Optimal decomposition into as many serial partitions required for minimum clock rate possible for reusing accumulator.

generatehdl(lpFilter,'Name', 'cascadeserial2', ...
            'ReuseAccum', 'on',...
            'TargetLanguage', 'VHDL',...
            'TargetDirectory', workingdir, ...
            'InputDataType', nt_in);

### Starting VHDL code generation process for filter: cascadeserial2
### Generating: /tmp/Bdoc24a_2528353_289974/tp89139833_2d76_45c7_a246_77199ce362b4/cascadeserial2.vhd
### Starting generation of cascadeserial2 VHDL entity
### Starting generation of cascadeserial2 VHDL architecture
### Clock rate is 13 times the input sample rate for this architecture.
### Serial partition # 1 has 12 inputs.
### Serial partition # 2 has 11 inputs.
### Serial partition # 3 has 10 inputs.
### Serial partition # 4 has 9 inputs.
### Serial partition # 5 has 8 inputs.
### Serial partition # 6 has 7 inputs.
### Serial partition # 7 has 6 inputs.
### Serial partition # 8 has 5 inputs.
### Serial partition # 9 has 4 inputs.
### Serial partition # 10 has 3 inputs.
### Serial partition # 11 has 3 inputs.
### Successful completion of VHDL code generation process for filter: cascadeserial2
### HDL latency is 3 samples

Conclusion

You designed a lowpass direct form symmetric FIR filter to meet the given specification.
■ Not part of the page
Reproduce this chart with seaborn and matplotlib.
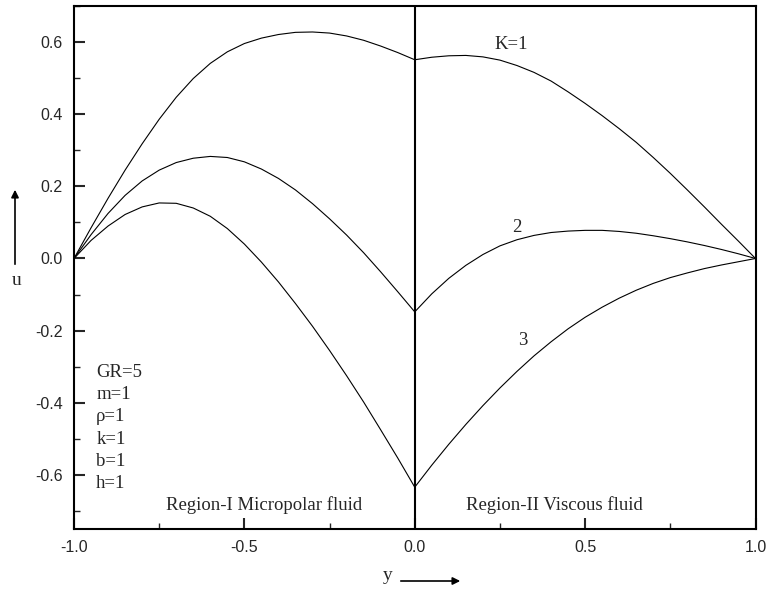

You then quantized and checked your design. You generated VHDL code for fully parallel, fully serial, partly serial and cascade-serial architectures. You generated a VHDL test bench using a DTMF tone for one of the architectures.

You can use an HDL simulator to verify the generated HDL code for different serial architectures. You can use a synthesis tool to compare the area and speed of these architectures. You can also experiment with and generating Verilog code and test benches.